- Born: 4 October 1943 (age 82) Paris, France
- Education: Lycée Hoche
- Alma mater: Sciences Po, ÉNA
- Occupation: Former CEO of Air France-KLM

= Jean-Cyril Spinetta =

Jean-Cyril Spinetta (born 4 October 1943) is a French businessman and former chairman of the airline holding company Air France-KLM and chairman of the nuclear company AREVA.

==Early life and formation==
Spinetta was born in the 15th arrondissement of Paris, the son of Corsican and Italian parents. He attended the Lycée Hoche in Versailles; then the Faculty of Law at the University of Paris.
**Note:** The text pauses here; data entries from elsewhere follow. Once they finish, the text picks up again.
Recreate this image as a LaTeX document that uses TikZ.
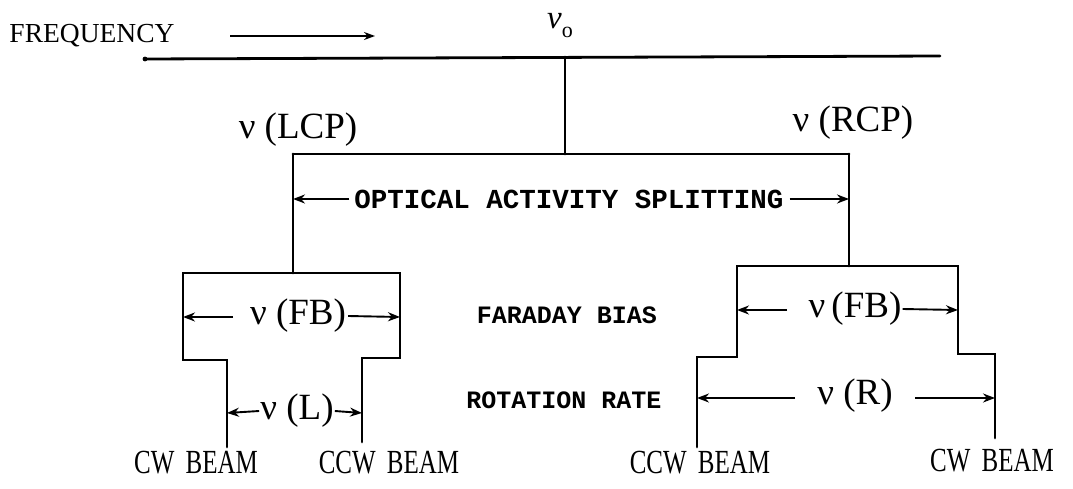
\documentclass[tikz,border=0pt]{standalone}
\usepackage{fontspec}
\setmainfont{Liberation Serif}
\newfontfamily\monob{Liberation Mono}[BoldFont={Liberation Mono Bold}]
\usetikzlibrary{arrows.meta}
\begin{document}
\begin{tikzpicture}[x=1pt,y=-1pt,
  ln/.style={line width=2.8pt,line cap=round,line join=miter},
  arr/.style={line width=1.9pt,-{Stealth[length=12pt,width=9pt]}},
  serif/.style={inner sep=0pt,font=\fontsize{27.5}{32}\selectfont},
  big/.style={inner sep=0pt,font=\fontsize{37}{42}\selectfont},
  mid/.style={inner sep=0pt,font=\fontsize{37}{42}\selectfont},
  beam/.style={inner sep=0pt,font=\fontsize{25}{30}\selectfont},
  tt/.style={inner sep=0pt,font=\monob\bfseries\fontsize{27.5}{32}\selectfont},
  ttsmall/.style={inner sep=0pt,font=\monob\bfseries\fontsize{25}{30}\selectfont}]
\useasboundingbox (0,0) rectangle (1073,489);
% frequency axis
\node[serif] (freq) at (92,36) {FREQUENCY};
\coordinate (fa1) at (230,36); \coordinate (fa2) at (375,36);
\draw[line width=1.9pt,-{Stealth[length=11pt,width=8pt]}] (fa1) -- (fa2);
\coordinate (tl) at (145,59); \coordinate (tr) at (940,56);
\draw[ln] (tl) -- (tr);
\fill (tl) circle (2.4pt);
\node[inner sep=0pt,font=\fontsize{33}{36}\selectfont] (v0) at (560,26) {\itshape ν\raisebox{-9pt}{\upshape\fontsize{22}{24}\selectfont o}};
% split
\coordinate (v0b) at (565,57); \coordinate (v0t) at (565,154);
\draw[ln] (v0b) -- (v0t);
\coordinate (lc) at (293,154); \coordinate (rc) at (849,154);
\draw[ln] (lc) -- (rc);
\node[big] (lcp) at (298,130) {ν (LCP)};
\node[big] (rcp) at (853,123) {ν (RCP)};
\coordinate (lcb) at (293,273); \coordinate (rcb) at (849,266);
\draw[ln] (lc) -- (lcb);
\draw[ln] (rc) -- (rcb);
\node[tt] (oas) at (569,199) {OPTICAL ACTIVITY SPLITTING};
\coordinate (oasl) at (293,199); \coordinate (oasr) at (849,199);
\draw[arr] (oas.west) ++(-5,0) -- (oasl);
\draw[arr] (oas.east) ++(6,0) -- (oasr);
% left Faraday box
\coordinate (L1) at (183,273); \coordinate (L2) at (400,273);
\coordinate (L3) at (183,360); \coordinate (L4) at (227,360); \coordinate (L5) at (227,447);
\coordinate (L6) at (400,358); \coordinate (L7) at (362,358); \coordinate (L8) at (362,442);
\draw[ln] (L5) -- (L4) -- (L3) -- (L1) -- (L2) -- (L6) -- (L7) -- (L8);
\node[big] (fbl) at (298,316) {ν (FB)};
\coordinate (fbla) at (183,317); \coordinate (fblb) at (400,317);
\draw[arr] (233,317) -- (fbla);
\draw[arr] (fbl.east) ++(2,0) -- (fblb);
\node[mid] (nl) at (297,411) {ν (L)};
\coordinate (nla) at (227,413); \coordinate (nlb) at (362,413);
\draw[arr] (nl.west) ++(-1,0) -- (nla);
\draw[arr] (nl.east) ++(1,0) -- (nlb);
% right Faraday box
\coordinate (R1) at (737,266); \coordinate (R2) at (958,266);
\coordinate (R3) at (737,357); \coordinate (R4) at (697,357); \coordinate (R5) at (697,447);
\coordinate (R6) at (958,354); \coordinate (R7) at (995,354); \coordinate (R8) at (995,438);
\draw[ln] (R5) -- (R4) -- (R3) -- (R1) -- (R2) -- (R6) -- (R7) -- (R8);
\node[big] (fbr) at (855,309) {ν\,(FB)};
\coordinate (fbra) at (737,310); \coordinate (fbrb) at (958,310);
\draw[arr] (787,310) -- (fbra);
\draw[arr] (fbr.east) ++(1,0) -- (fbrb);
\node[mid] (nr) at (855,396) {ν (R)};
\coordinate (nra) at (697,398); \coordinate (nrb) at (995,398);
\draw[arr] (795,398) -- (nra);
\draw[arr] (915,398) -- (nrb);
% middle labels
\node[ttsmall] (fbias) at (567,315) {FARADAY BIAS};
\node[ttsmall] (rrate) at (564,400) {ROTATION RATE};
% beams
\node[beam] (b1) at (196,463) {\scalebox{1}[1.35]{CW\hspace{0.45em}BEAM}};
\node[beam] (b2) at (389,463) {\scalebox{1}[1.35]{CCW\hspace{0.45em}BEAM}};
\node[beam] (b3) at (700,463) {\scalebox{1}[1.35]{CCW\hspace{0.45em}BEAM}};
\node[beam] (b4) at (992,461) {\scalebox{1}[1.35]{CW\hspace{0.45em}BEAM}};
\end{tikzpicture}
\end{document}
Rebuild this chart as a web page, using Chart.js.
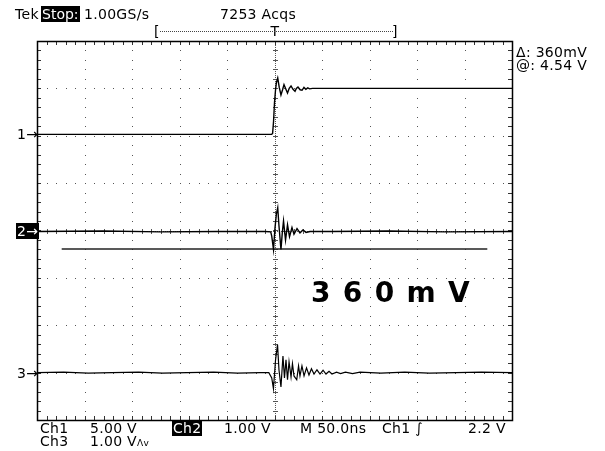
<!DOCTYPE html>
<html><head><meta charset="utf-8">
<script src="https://cdn.jsdelivr.net/npm/chart.js@4.4.1/dist/chart.umd.min.js"></script>
<style>
html,body{margin:0;padding:0;background:#fff;}
#wrap{position:relative;width:605px;height:451px;overflow:hidden;font-family:"DejaVu Sans",sans-serif;color:#000;}
canvas{position:absolute;left:0;top:0;}
.t{position:absolute;font-size:14px;line-height:14px;letter-spacing:0.3px;white-space:nowrap;}
.inv{background:#000;color:#fff;padding:0 1px;}
#big{position:absolute;font-weight:bold;font-size:28px;line-height:30px;letter-spacing:1.3px;white-space:nowrap;}
</style></head>
<body><div id="wrap"><canvas id="c" width="605" height="451"></canvas></div>
<script>
// ---- data (time in ns, value in screen divisions) ----
const xGrid = [-250,-200,-150,-100,-50,0,50,100,150,200,250];
const yGrid = [-4,-3,-2,-1,0,1,2,3,4];

const ch1Time = [-250,-3,-2,-1,0,1,2,3.4,5,6.8,8.5,10,12,13.7,15.5,17.4,19.5,21.6,23,24.7,27,29,31,33,35,37,40,250];
const ch1Val  = [2.03,2.03,2.05,2.3,2.7,2.95,3.12,3.22,3.02,2.86,2.97,3.08,2.98,2.9,3.0,3.05,2.98,2.94,3.0,3.03,2.97,2.96,3.02,2.98,3.01,2.99,3.0,3.0];

const ch2Time = [-250,-180,-120,-60,-10,-4,-2.9,-1.05,0.5,2,3.4,4.7,6.8,8.2,9.5,11.6,13.7,15.8,18.4,20.5,23.7,26.8,30,33.2,37.4,60,120,180,250];
const ch2Val  = [-0.02,-0.01,-0.03,-0.02,-0.02,-0.03,-0.12,-0.4,0.05,0.35,0.48,0.1,-0.4,-0.05,0.2,-0.2,0.12,-0.13,0.06,-0.08,0.04,-0.05,0.01,-0.04,-0.02,-0.02,-0.01,-0.03,-0.02];

const ch3Time = [-250,-222,-196,-171,-143,-118,-92,-64,-39,-15,-6,-2.9,-1.1,1.1,3.2,4.7,6.8,8.9,10.5,12.1,13.7,15.3,17.4,18.9,20.5,23.4,25.3,26.8,28.9,31.1,33.7,36.3,38.9,41.6,44.7,47.9,51.1,54.2,57.4,60.5,65.3,69.5,74.7,82.1,90,112,137,163,191,218,250];
const ch3Val  = [-3.0,-2.99,-3.01,-3.0,-2.99,-3.01,-3.0,-2.99,-3.01,-3.0,-3.0,-3.11,-3.34,-2.73,-2.41,-2.94,-3.3,-2.65,-3.11,-2.73,-3.15,-2.77,-3.09,-2.81,-3.07,-3.15,-2.86,-3.07,-2.86,-3.07,-2.9,-3.05,-2.92,-3.03,-2.94,-3.03,-2.95,-3.03,-2.97,-3.03,-2.99,-3.02,-2.99,-3.02,-2.99,-3.01,-2.99,-3.01,-3.0,-2.99,-3.0];

const cursorTime = [-224,224];
const cursorVal  = [-0.39,-0.39];

const pts = (t,v)=>t.map((x,i)=>({x:x,y:v[i]}));

// ---- scope graticule plugin ----
const graticule = {
  id:'graticule',
  beforeDatasetsDraw(chart){
    const ctx = chart.ctx, xs = chart.scales.x, ys = chart.scales.y;
    const X = v=>xs.getPixelForValue(v), Y = v=>ys.getPixelForValue(v);
    const L=X(-250), R=X(250), T=Y(4), B=Y(-4);
    ctx.save();
    ctx.fillStyle='#555';
    xGrid.forEach(g=>{ if(g===-250||g===250||g===0) return;
      for(let k=-4;k<=4.001;k+=0.2){ ctx.fillRect(Math.round(X(g)),Math.round(Y(k)),1,1); } });
    yGrid.forEach(g=>{ if(g===-4||g===4||g===0) return;
      for(let k=-250;k<=250.01;k+=10){ ctx.fillRect(Math.round(X(k)),Math.round(Y(g)),1,1); } });
    const cx=Math.round(X(0)), cy=Math.round(Y(0));
    for(let y=T;y<=B;y+=2){ ctx.fillRect(cx,Math.round(y),1,1); }
    for(let x=L;x<=R;x+=2){ ctx.fillRect(Math.round(x),cy,1,1); }
    for(let k=-4;k<=4.001;k+=0.2){ ctx.fillRect(cx-2,Math.round(Y(k)),5,1); }
    for(let k=-250;k<=250.01;k+=10){ ctx.fillRect(Math.round(X(k)),cy-2,1,5); }
    ctx.fillStyle='#333';
    for(let k=-4;k<=4.001;k+=0.2){ const y=Math.round(Y(k)); ctx.fillRect(Math.round(L),y,4,1); ctx.fillRect(Math.round(R)-4,y,4,1); }
    for(let k=-250;k<=250.01;k+=10){ const x=Math.round(X(k)); ctx.fillRect(x,Math.round(T),1,4); ctx.fillRect(x,Math.round(B)-4,1,4); }
    ctx.strokeStyle='#000'; ctx.lineWidth=1.5;
    ctx.strokeRect(Math.round(L)+0.5,Math.round(T)+0.5,Math.round(R-L),Math.round(B-T));
    ctx.restore();
  }
};

const chart = new Chart(document.getElementById('c'),{
  type:'line',
  data:{datasets:[
    {label:'Ch1',data:pts(ch1Time,ch1Val),borderColor:'#000',borderWidth:1.4},
    {label:'Ch2',data:pts(ch2Time,ch2Val),borderColor:'#000',borderWidth:1.4},
    {label:'Ch3',data:pts(ch3Time,ch3Val),borderColor:'#000',borderWidth:1.2},
    {label:'Cursor',data:pts(cursorTime,cursorVal),borderColor:'#222',borderWidth:1.3}
  ]},
  options:{
    responsive:false,animation:false,
    layout:{padding:{left:37,top:41,right:93,bottom:31}},
    elements:{point:{radius:0},line:{tension:0}},
    plugins:{legend:{display:false},tooltip:{enabled:false}},
    scales:{
      x:{type:'linear',min:-250,max:250,display:false},
      y:{type:'linear',min:-4,max:4,display:false}
    }
  },
  plugins:[graticule]
});

// ---- text overlays ----
const wrap=document.getElementById('wrap');
function txt(html,left,cy,cls,extra){
  const d=document.createElement('div'); d.className=cls||'t'; d.innerHTML=html;
  d.style.left=left+'px'; d.style.top=(cy-7)+'px';
  if(extra) Object.assign(d.style,extra);
  wrap.appendChild(d); return d;
}
const xs=chart.scales.x, ys=chart.scales.y;
txt('Tek',15,14);
txt('<span class="inv" style="letter-spacing:0">Stop:</span>',41,14);
txt('1.00GS/s',84,14);
txt('7253 Acqs',220,14);
txt('[',154,31);
txt(']',392,31);
txt('T',xs.getPixelForValue(0)-4,31);
const dl=document.createElement('div');
Object.assign(dl.style,{position:'absolute',left:'160px',top:'31px',width:'233px',borderTop:'1px dotted #444'});
wrap.appendChild(dl);
txt('&Delta;: 360mV',516,52);
txt('@: 4.54 V',516,65);
txt('1&rarr;',17,ys.getPixelForValue(ch1Val[0]));
txt('<span class="inv">2&rarr;</span>',16,ys.getPixelForValue(ch2Val[0]));
txt('3&rarr;',17,ys.getPixelForValue(ch3Val[0]));
txt('Ch1',40,428); txt('5.00 V',90,428);
txt('<span class="inv">Ch2</span>',172,428); txt('1.00 V',224,428);
txt('M 50.0ns',300,428); txt('Ch1 &int;',382,428); txt('2.2 V',468,428);
txt('Ch3',40,441); txt('1.00 V<span style="font-size:9px">&Lambda;v</span>',90,441);
const b=document.createElement('div'); b.id='big'; b.textContent='3 6 0 m V';
b.style.left='311px'; b.style.top='278px'; wrap.appendChild(b);
</script></body></html>
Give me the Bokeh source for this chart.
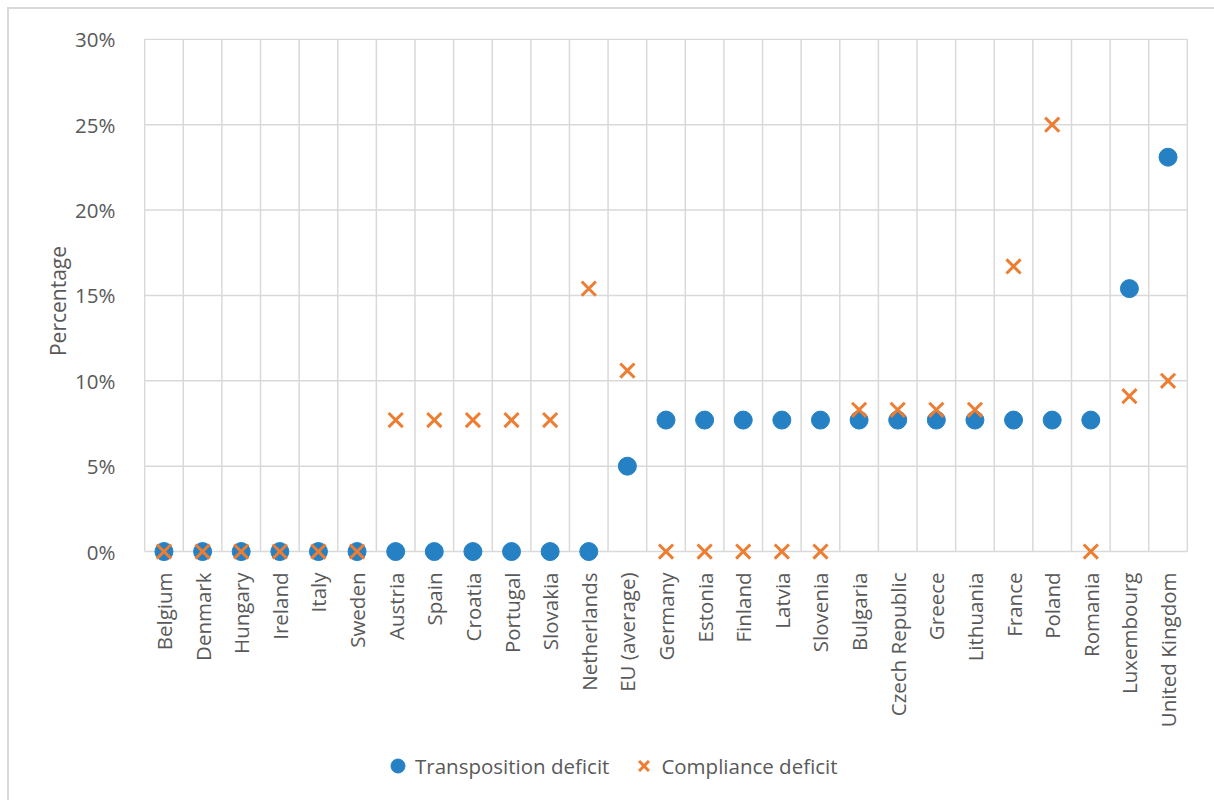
from bokeh.plotting import figure
from bokeh.layouts import column
from bokeh.models import Range1d, FixedTicker, Legend, LegendItem
from bokeh.embed import file_html
from bokeh.resources import INLINE
import math

countries = ["Belgium", "Denmark", "Hungary", "Ireland", "Italy", "Sweden", "Austria", "Spain",
             "Croatia", "Portugal", "Slovakia", "Netherlands", "EU (average)", "Germany", "Estonia",
             "Finland", "Latvia", "Slovenia", "Bulgaria", "Czech Republic", "Greece", "Lithuania",
             "France", "Poland", "Romania", "Luxembourg", "United Kingdom"]
transposition = [0, 0, 0, 0, 0, 0, 0, 0, 0, 0, 0, 0, 5.0, 7.7, 7.7, 7.7, 7.7, 7.7, 7.7, 7.7,
                 7.7, 7.7, 7.7, 7.7, 7.7, 15.4, 23.1]
compliance = [0, 0, 0, 0, 0, 0, 7.7, 7.7, 7.7, 7.7, 7.7, 15.4, 10.6, 0, 0, 0, 0, 0, 8.3, 8.3,
              8.3, 8.3, 16.7, 25.0, 0, 9.1, 10.0]
series_names = ["Transposition deficit", "Compliance deficit"]
y_ticks = [0, 5, 10, 15, 20, 25, 30]
y_tick_labels = ["0%", "5%", "10%", "15%", "20%", "25%", "30%"]

n = len(countries)
xs = [i + 0.5 for i in range(n)]

FONT = "Open Sans"
GREY = "#595959"
GRID = "#d9d9d9"
BLUE = "#2581c4"
ORANGE = "#ed7d31"

p = figure(width=1205, height=735, x_range=Range1d(-0.03, n + 0.03), y_range=Range1d(-0.7, 30.05),
           output_backend="svg", toolbar_location=None,
           min_border_left=134, min_border_right=26, min_border_top=29, min_border_bottom=181)
p.outline_line_color = None
p.xgrid.visible = False
p.ygrid.visible = False

# grid drawn as segments so lines stop at 0 %
vx = list(range(n + 1))
p.segment(x0=vx, y0=[y_ticks[0]] * len(vx), x1=vx, y1=[y_ticks[-1]] * len(vx),
          line_color=GRID, line_width=1.5)
p.segment(x0=[0] * len(y_ticks), y0=y_ticks, x1=[n] * len(y_ticks), y1=y_ticks,
          line_color=GRID, line_width=1.5)

p.xaxis.ticker = FixedTicker(ticks=xs)
p.xaxis.major_label_overrides = {x: c for x, c in zip(xs, countries)}
p.xaxis.major_label_orientation = math.pi / 2
p.yaxis.ticker = FixedTicker(ticks=y_ticks)
p.yaxis.major_label_overrides = {t: l for t, l in zip(y_ticks, y_tick_labels)}

for ax in (p.xaxis, p.yaxis):
    ax.axis_line_color = None
    ax.major_tick_line_color = None
    ax.minor_tick_line_color = None
    ax.major_label_text_font = FONT
    ax.major_label_text_font_size = "20.5px"
    ax.major_label_text_color = GREY
p.xaxis.major_label_standoff = 3
p.yaxis.major_label_standoff = 22
p.yaxis.axis_label = "Percentage"
p.yaxis.axis_label_text_font = FONT
p.yaxis.axis_label_text_font_size = "21px"
p.yaxis.axis_label_text_font_style = "normal"
p.yaxis.axis_label_text_color = GREY
p.yaxis.axis_label_standoff = 0

p.scatter(xs, transposition, marker="circle", size=18, fill_color=BLUE, line_color=BLUE)
p.scatter(xs, compliance, marker="x", size=20, line_color=ORANGE, line_width=3)

# legend strip below the chart (proxy renderers kept outside the visible range)
lf = figure(width=1205, height=56, x_range=Range1d(100, 101), y_range=Range1d(100, 101),
            output_backend="svg", toolbar_location=None,
            min_border_left=0, min_border_right=0, min_border_top=0, min_border_bottom=0)
lf.axis.visible = False
lf.grid.visible = False
lf.outline_line_color = None
l1 = lf.scatter(xs[:1], transposition[:1], marker="circle", size=18, fill_color=BLUE, line_color=BLUE)
l2 = lf.scatter(xs[:1], compliance[:1], marker="x", size=20, line_color=ORANGE, line_width=3)
legend = Legend(items=[LegendItem(label=series_names[0], renderers=[l1], index=0),
                       LegendItem(label=series_names[1], renderers=[l2], index=0)],
                orientation="horizontal", location=(237, 17), margin=0,
                border_line_color=None, background_fill_alpha=0,
                label_text_font=FONT, label_text_font_size="20.5px", label_text_color=GREY,
                glyph_width=35, glyph_height=35, spacing=17, padding=0, label_standoff=-4)
lf.add_layout(legend, "center")

layout = column(p, lf, spacing=0)
layout.margin = (7, 0, 0, 7)
layout.styles = {"border-top": "2px solid #d9d9d9", "border-left": "2px solid #d9d9d9"}

open("out.html", "w").write(file_html(layout, INLINE))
He was also graduated from Sciences Po (Institute for Politics Studies), entering after his degree at the École Nationale d'Administration (National School of Administration) in 1972.

==Career==
After several jobs in different ministries, he became the chairman and CEO of the former airline Air Inter in 1980. In 1997, Spinetta was appointed chairman and CEO of Air France; then of Air France-KLM in 2003. He was also chairman, in 2004–2005, of the International Air Transport Association (IATA).

Spinetta is also member of the board of directors of Alitalia, Italy's main airline and SkyTeam member, in which Air France owns a 25% stake.

Jean-Cyril Spinetta was replaced by his COO Pierre-Henri Gourgeon on 1 January 2009, and was elevated to the post of CEO.

Spinetta retired from Air France on 1 July 2013. He bore primary responsibility for Concorde's premature retirement in 2003.